Once the bubble burst, Dillman says the government helped artificially inflate home prices through monetary policy to solve the issues in the housing market.
"But when you inflate home prices in a way that doesn't comport with underlying fundamentals, and we actually did it while the market was still oversupplied by about a million units, then you end up with a situation where the builders can't even deliver more supply," Dillman says. "The market price is set artificially high and activity becomes muted due to divergence between prevailing prices and the true market clearing price, absent incremental stimulus."

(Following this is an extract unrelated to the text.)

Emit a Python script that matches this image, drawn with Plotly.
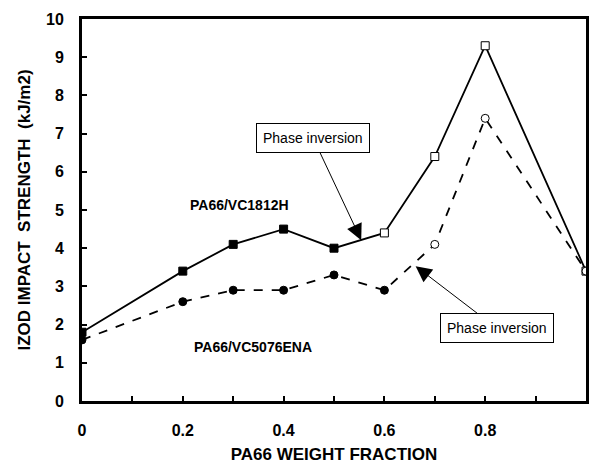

Dillman has watched this play out on both the single-family and apartment side. "I worked with a home builder and you could build all day at $800,000, but the market was something like $500,000," he says. With these production difficulties, Dillman estimates that the US is undersupplied by 1.3 million housing units.
"Part of the reason builders have had challenges delivering supply in scale, is because of the distortions imposed on prices by monetary and fiscal policy earlier in the cycle and in the name of recovery," he says.
Dillman says that during and after the recession, policymakers spent several years doing everything they could to inflate home prices. "Then people stepped back and somehow it was a shock that underemployed millennials couldn't afford to buy homes that had skyrocketed in price," Dillman says. "Fortunately, a renaissance in multifamily has provided much needed housing."
High construction costs have helped curtail multifamily starts recently, but Dillman thinks both single-family and apartment builders have seen the worst of the construction price increases.
"I really don't think that this stuff [trade policy and construction cost increases] is as big of an issue as it has been in the past," Dillman says. "If anything, it has actually gone back a bit and has contributed to falling construction material costs, at least on the single-family side.
Labor cost increases have slowed a little bit, but will be a greater concern than materials. "I think 2018 was the year of materials cost being an issue," Dillman says. "I wouldn't be surprised if 2020 is the year where we will be talking more about labor costs. Whichever cost is higher is the one that people tend to focus on."